A Literature And Database Mining Pipeline To Systematically Identify And Curate Renal Cancer Risk Factors
Ryan LANGDON, University of Bristol, United Kingdom
ELLIOTT H. 1
, RELTON C. 1
, RICHMOND R. 1
, HAYCOCK P. 1
1 School of Social and Community Medicine, University of Bristol, Bristol, United Kingdom
Renal cancer is the twelfth most common cancer in the world, with over 328,000 incidence cases in 2012. A range of risk factors for renal cancer have been identified in observational epidemiology; ranging from diabetes to elevated urinary arsenic levels. However, the causal or confounded nature of these observational associations requires further investigation. Mendelian randomization is an approach to robustly evaluate causality using genetic variants associated with hypothesised risk factors of interest which are not susceptible to confounding or reverse causation.
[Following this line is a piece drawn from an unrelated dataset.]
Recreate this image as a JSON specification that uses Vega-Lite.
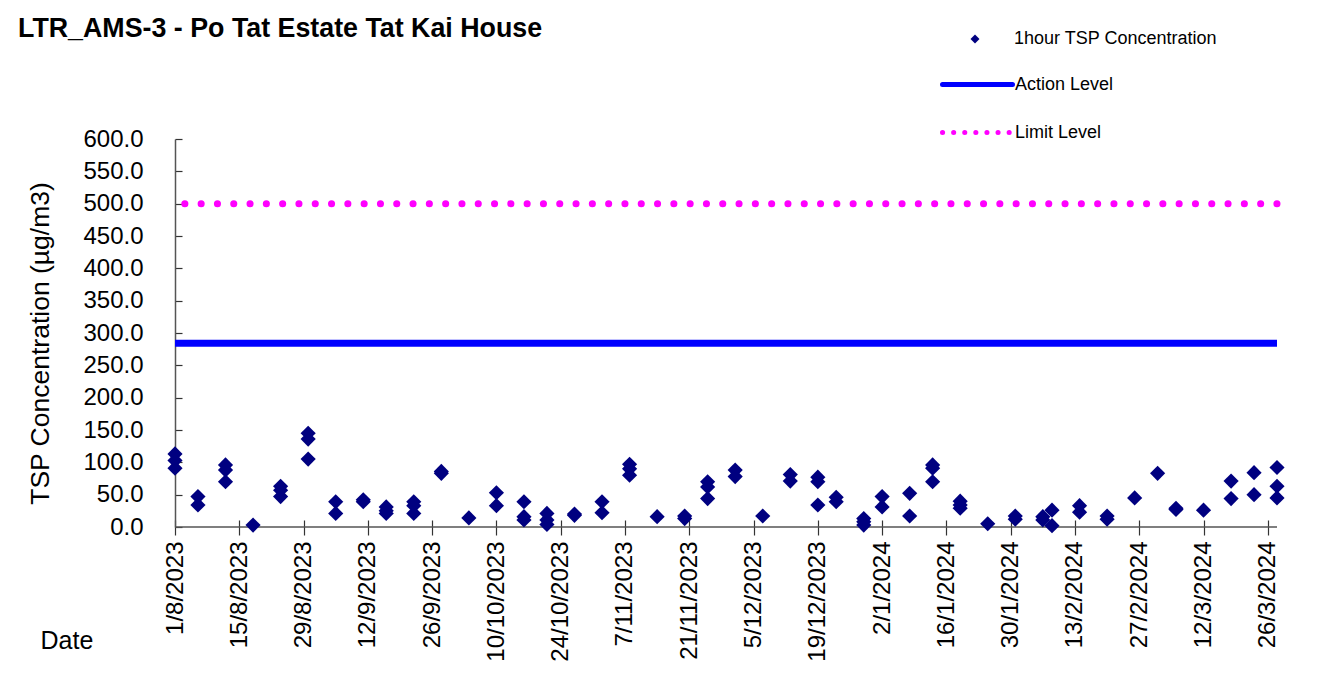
{
  "$schema": "https://vega.github.io/schema/vega-lite/v6.json",
  "width": 1102,
  "height": 388,
  "autosize": {"type": "none"},
  "padding": {"left": 175, "top": 139, "right": 40, "bottom": 146},
  "background": "white",
  "config": {"font": "Liberation Sans", "view": {"stroke": null}},
  "title": {"text": "LTR_AMS-3 - Po Tat Estate Tat Kai House", "anchor": "start", "frame": "group", "fontSize": 26.8, "fontWeight": "bold", "color": "black", "dx": -157, "dy": 13, "offset": 0},
  "encoding": {
    "y": {"field": "value", "type": "quantitative",
      "scale": {"domain": [0, 600], "nice": false},
      "axis": {
        "values": [0, 50, 100, 150, 200, 250, 300, 350, 400, 450, 500, 550, 600],
        "format": ".1f", "labelFontSize": 24, "labelColor": "black", "tickSize": -7, "labelPadding": 39, "labelOverlap": false,
        "domainColor": "#555555", "domainWidth": 1.5, "tickColor": "#333333", "tickWidth": 1.2, "grid": false,
        "title": "TSP Concentration (µg/m3)", "titleFontSize": 26.5, "titleFontWeight": "normal", "titleColor": "black",
        "titleAngle": 270, "titleX": -135, "titleY": 204, "titleAlign": "center", "titleBaseline": "middle"
      }
    }
  },
  "layer": [
    {
      "data": {"values": [{"value": 0}]},
      "mark": {"type": "rule", "color": "#555555", "strokeWidth": 1.5},
      "encoding": {}
    },
    {
      "data": {"values": [{"level": "Action Level", "value": 284}]},
      "mark": {"type": "rule", "strokeWidth": 7},
      "encoding": {
        "stroke": {"field": "level", "type": "nominal",
          "scale": {"domain": ["Action Level", "Limit Level"], "range": ["#0000FF", "#FF00FF"]},
          "legend": {"title": null, "orient": "none", "legendX": 765, "legendY": -92, "symbolType": "stroke", "symbolSize": 4900, "symbolStrokeWidth": 5, "labelFontSize": 18, "labelOffset": 0, "labelLimit": 400, "labelColor": "black", "rowPadding": -25, "padding": 0,
            "encode": {"symbols": {"update": {"strokeDash": {"signal": "datum.value === 'Limit Level' ? [0.1, 11] : [1, 0]"}, "strokeCap": {"value": "round"}}}}}
        }
      }
    },
    {
      "data": {"values": [{"level": "Limit Level", "value": 500}]},
      "mark": {"type": "rule", "strokeWidth": 7, "strokeDash": [0.1, 16.2], "strokeCap": "round"},
      "encoding": {
        "stroke": {"field": "level", "type": "nominal"}
      }
    },
    {
      "data": {"values": [
        {"date": "2023-08-01", "value": 113}, {"date": "2023-08-01", "value": 103}, {"date": "2023-08-01", "value": 91},
        {"date": "2023-08-06", "value": 47}, {"date": "2023-08-06", "value": 34},
        {"date": "2023-08-12", "value": 96}, {"date": "2023-08-12", "value": 88}, {"date": "2023-08-12", "value": 70},
        {"date": "2023-08-18", "value": 3},
        {"date": "2023-08-24", "value": 63}, {"date": "2023-08-24", "value": 57}, {"date": "2023-08-24", "value": 47},
        {"date": "2023-08-30", "value": 145}, {"date": "2023-08-30", "value": 136}, {"date": "2023-08-30", "value": 105},
        {"date": "2023-09-05", "value": 39}, {"date": "2023-09-05", "value": 21},
        {"date": "2023-09-11", "value": 42}, {"date": "2023-09-11", "value": 39},
        {"date": "2023-09-16", "value": 31}, {"date": "2023-09-16", "value": 25}, {"date": "2023-09-16", "value": 21},
        {"date": "2023-09-22", "value": 39}, {"date": "2023-09-22", "value": 33}, {"date": "2023-09-22", "value": 21},
        {"date": "2023-09-28", "value": 86}, {"date": "2023-09-28", "value": 83},
        {"date": "2023-10-04", "value": 14},
        {"date": "2023-10-10", "value": 53}, {"date": "2023-10-10", "value": 33},
        {"date": "2023-10-16", "value": 39}, {"date": "2023-10-16", "value": 16}, {"date": "2023-10-16", "value": 11},
        {"date": "2023-10-21", "value": 21}, {"date": "2023-10-21", "value": 11}, {"date": "2023-10-21", "value": 4},
        {"date": "2023-10-27", "value": 20}, {"date": "2023-10-27", "value": 18},
        {"date": "2023-11-02", "value": 39}, {"date": "2023-11-02", "value": 22},
        {"date": "2023-11-08", "value": 97}, {"date": "2023-11-08", "value": 90}, {"date": "2023-11-08", "value": 80},
        {"date": "2023-11-14", "value": 16},
        {"date": "2023-11-20", "value": 17}, {"date": "2023-11-20", "value": 13},
        {"date": "2023-11-25", "value": 70}, {"date": "2023-11-25", "value": 62}, {"date": "2023-11-25", "value": 44},
        {"date": "2023-12-01", "value": 88}, {"date": "2023-12-01", "value": 78},
        {"date": "2023-12-07", "value": 17},
        {"date": "2023-12-13", "value": 81}, {"date": "2023-12-13", "value": 71},
        {"date": "2023-12-19", "value": 77}, {"date": "2023-12-19", "value": 70}, {"date": "2023-12-19", "value": 34},
        {"date": "2023-12-23", "value": 46}, {"date": "2023-12-23", "value": 39},
        {"date": "2023-12-29", "value": 13}, {"date": "2023-12-29", "value": 8}, {"date": "2023-12-29", "value": 3},
        {"date": "2024-01-02", "value": 47}, {"date": "2024-01-02", "value": 31},
        {"date": "2024-01-08", "value": 52}, {"date": "2024-01-08", "value": 17},
        {"date": "2024-01-13", "value": 96}, {"date": "2024-01-13", "value": 91}, {"date": "2024-01-13", "value": 70},
        {"date": "2024-01-19", "value": 40}, {"date": "2024-01-19", "value": 34}, {"date": "2024-01-19", "value": 29},
        {"date": "2024-01-25", "value": 5},
        {"date": "2024-01-31", "value": 17}, {"date": "2024-01-31", "value": 12},
        {"date": "2024-02-06", "value": 16}, {"date": "2024-02-06", "value": 11},
        {"date": "2024-02-08", "value": 26}, {"date": "2024-02-08", "value": 2},
        {"date": "2024-02-14", "value": 33}, {"date": "2024-02-14", "value": 23},
        {"date": "2024-02-20", "value": 17}, {"date": "2024-02-20", "value": 12},
        {"date": "2024-02-26", "value": 45},
        {"date": "2024-03-02", "value": 83},
        {"date": "2024-03-06", "value": 29}, {"date": "2024-03-06", "value": 27},
        {"date": "2024-03-12", "value": 26},
        {"date": "2024-03-18", "value": 71}, {"date": "2024-03-18", "value": 44},
        {"date": "2024-03-23", "value": 84}, {"date": "2024-03-23", "value": 50},
        {"date": "2024-03-28", "value": 92}, {"date": "2024-03-28", "value": 63}, {"date": "2024-03-28", "value": 45}
      ]},
      "mark": {"type": "point", "shape": "diamond", "filled": true, "size": 230, "opacity": 1},
      "encoding": {
        "x": {"field": "date", "type": "temporal",
          "scale": {"type": "utc", "domain": [{"year": 2023, "month": 8, "date": 1, "utc": true}, {"year": 2024, "month": 3, "date": 28, "utc": true}]},
          "axis": {
            "values": [
              {"year": 2023, "month": 8, "date": 1, "utc": true},
              {"year": 2023, "month": 8, "date": 15, "utc": true},
              {"year": 2023, "month": 8, "date": 29, "utc": true},
              {"year": 2023, "month": 9, "date": 12, "utc": true},
              {"year": 2023, "month": 9, "date": 26, "utc": true},
              {"year": 2023, "month": 10, "date": 10, "utc": true},
              {"year": 2023, "month": 10, "date": 24, "utc": true},
              {"year": 2023, "month": 11, "date": 7, "utc": true},
              {"year": 2023, "month": 11, "date": 21, "utc": true},
              {"year": 2023, "month": 12, "date": 5, "utc": true},
              {"year": 2023, "month": 12, "date": 19, "utc": true},
              {"year": 2024, "month": 1, "date": 2, "utc": true},
              {"year": 2024, "month": 1, "date": 16, "utc": true},
              {"year": 2024, "month": 1, "date": 30, "utc": true},
              {"year": 2024, "month": 2, "date": 13, "utc": true},
              {"year": 2024, "month": 2, "date": 27, "utc": true},
              {"year": 2024, "month": 3, "date": 12, "utc": true},
              {"year": 2024, "month": 3, "date": 26, "utc": true}
            ],
            "labelExpr": "utcFormat(datum.value, '%-d/%-m/%Y')",
            "labelAngle": -90, "labelFontSize": 24, "labelColor": "black", "labelPadding": 6, "labelOverlap": false,
            "tickSize": 15, "tickColor": "#333333", "tickWidth": 1.2, "offset": -7, "domain": false, "grid": false,
            "title": "Date", "titleFontSize": 25, "titleFontWeight": "normal", "titleColor": "black",
            "titleAnchor": "start", "titleAlign": "left", "titleBaseline": "alphabetic", "titleX": -135, "titleY": 128
          }
        },
        "color": {"datum": "1hour TSP Concentration", "type": "nominal",
          "scale": {"domain": ["1hour TSP Concentration"], "range": ["#000080"]},
          "legend": {"title": null, "orient": "none", "legendX": 791, "legendY": -109, "symbolType": "diamond", "symbolSize": 80, "labelFontSize": 18, "labelOffset": 30, "labelLimit": 400, "labelColor": "black", "padding": 0}
        }
      }
    }
  ]
}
We used a literature and database mining pipeline to systematically identify and curate renal cancer risk factors and their associated genetic proxies in order to appraise their causal nature.
Methods and Results
Literature outlining hypothesised renal cancer risk factors were collated from the PubMed database and organised by prevalence using the statistical programme R (Version 3.0.1) in conjunction with the bibliographic extraction package 'RISmed'. Of an initial 2296 literature results, 232 papers remained, outlining 205 hypothesised risk factors. Genetic variants associated with these risk factors were then assessed by comparison against ‘traits’ in the form of Experimental Factor Ontologies (EFOs) curated by the GWAS Catalog. After matching literature-reported risk factors to EFOs, the strength of these genetic proxies was assessed using a P-value threshold of 5e-8. Each trait was also classified into a primary or secondary analysis, taking into account the variance explained by each trait. A total of 37 risk factors with robust genetic instruments remained to undergo genetic correlation and Mendelian randomization analyses.
Many risk factors associated with renal cancer can be proxied by common genetic variants. Further steps are being taken to appraise the magnitude of the association between these genetic variants and renal cancer in a large GWAS, which may ultimately be used to establish whether they are causal in influencing disease onset.